Will the planets still orbit in the same way, or will the reduced mass cause the planets' trajectories to change, so that they eventually leave the solar system?

7 years ago

The Sun will lose about half of its mass on the way to becoming a white dwarf. Most of this mass loss will occur in the last few million years of its life, during the Asymptotic Giant Branch (AGB) phase. At the same time the orbital radius of the Earth around the Sun will grow by a factor of two (as will the outer planets). Unfortunately for the Earth, the radius of the Sun will also reach to about 2 au, so it will be toasted.

There is the possibility that the decreased binding energy and increased eccentricity of the Earth and the outer planets will lead to dynamical instabilities that could lead to planetary ejection. This is highly dependent on the exact time dependence of the late, heavy mass loss and the alignment or otherwise of the planets at the time.

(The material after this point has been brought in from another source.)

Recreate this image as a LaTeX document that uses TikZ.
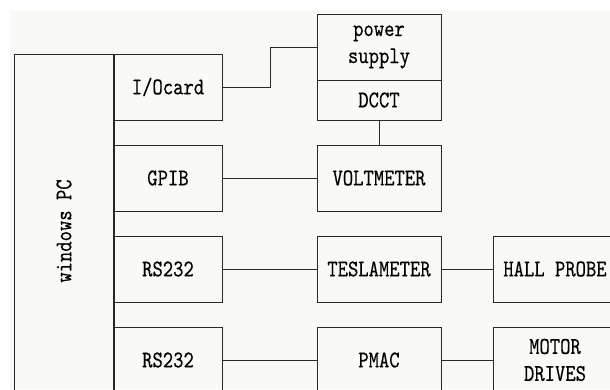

Stars with mass less than about 8 solar masses will end their lives as white dwarfs on a timescale which increases as their main sequence initial mass decreases. The white dwarfs that are formed are of lower mass than their progenitor main sequence stars, because much of the initial mass of a star is lost through stellar winds (particularly during the thermally pulsating asymptotic giant branch phase) and final ejection of a planetary nebula. Thus, the current distribution of white dwarf masses, that peaks between $$0.6$$ and $$0.7 M_{\odot}$$ and with a dispersion of $$\sim 0.2 M_{\odot}$$, reflects the final states of all main sequence stars with $$0.9 , that have had time to evolve and die during our Galaxy's lifetime.

The most reliable information we have about the relationship between the initial main sequence mass and final white dwarf mass (the initial-final mass relation or IFMR) comes from measuring the properties of white dwarfs in star clusters of known age. Spectroscopy leads to a mass estimate for the white dwarf. The initial mass is estimated by calculating a main sequence plus giant branch lifetime from the difference between the age of the star cluster and the cooling age of the white dwarf. Stellar models then tell us the relationship between main sequence plus giant lifetime and the initial main sequence mass, hence leading to an IFMR.

A recent compilation from Kalirai (2013) is shown below. This shows that a star like the Sun, born with an initial mass of $$1M_{\odot}$$ (or maybe a per cent or two more, since the Sun has already lost some mass), ends its life as a white dwarf with $$M = 0.53 \pm 0.03\ M_{\odot}$$. i.e. The Sun should lose approximately 50% of its initial mass in stellar winds and (possibly) planetary nebula ejection.

A comprehensive treatment of what happens to solar systems when the central star loses mass in a time-dependent way is given in Adams et al. (2013). The simplest cases are initially circular orbits where the mass loss takes place on much longer timescales than the orbital period. As mass loss proceeds, the gravitational potential energy increases (becomes less negative) and thus the total orbital energy increases and the orbit gets wider. Roughly speaking, $$aM$$ is a constant, where $$a$$ is the orbital radius, which is a simple consequence of conservation of angular momentum: so the Earth would end up in a 2 au orbit.

However, in the presence of a non-zero eccentricity in the initial orbit, or in the case of rapid mass loss, such as that which occurs towards the end of the AGB phase, then things become altogether more unpredictable, with the eccentricity also growing as mass loss proceeds. This has a knock-on effect when considering the dynamical stability of the whole (evolved) solar system and may result in planetary ejection. The faster the mass loss, the more unpredictable things get.

The radius of an AGB star can be calculated using $$L = 4\pi R^2 \sigma T_{eff}^{4}$$. Stars at the tip of the AGB branch have luminosities of $$\sim 10^{4} L_{\odot}$$ and $$T_{eff} \simeq 2500\ K$$, leading to likely radii of $$\sim 2$$ au. So it is quite likely that unless the Earth is ejected or has its orbit significantly modified by some dynamical instability that, like the inner planets, it will end up engulfed in the outer enevelope of the AGB star and spiral inwards...

Even should it narrowly escape this immediate fate, it is then quite likely that tidal dissipation will rapidly extract energy out of the orbit and the Earth will spiral in towards the envelope of the giant Sun... with the same result.

To add a point of physical interest to that excellent and complete answer, note that the circular orbital radius being inversely proportional to the stellar mass is a consequence of maintaining a fixed orbital angular momentum as the central star loses mass.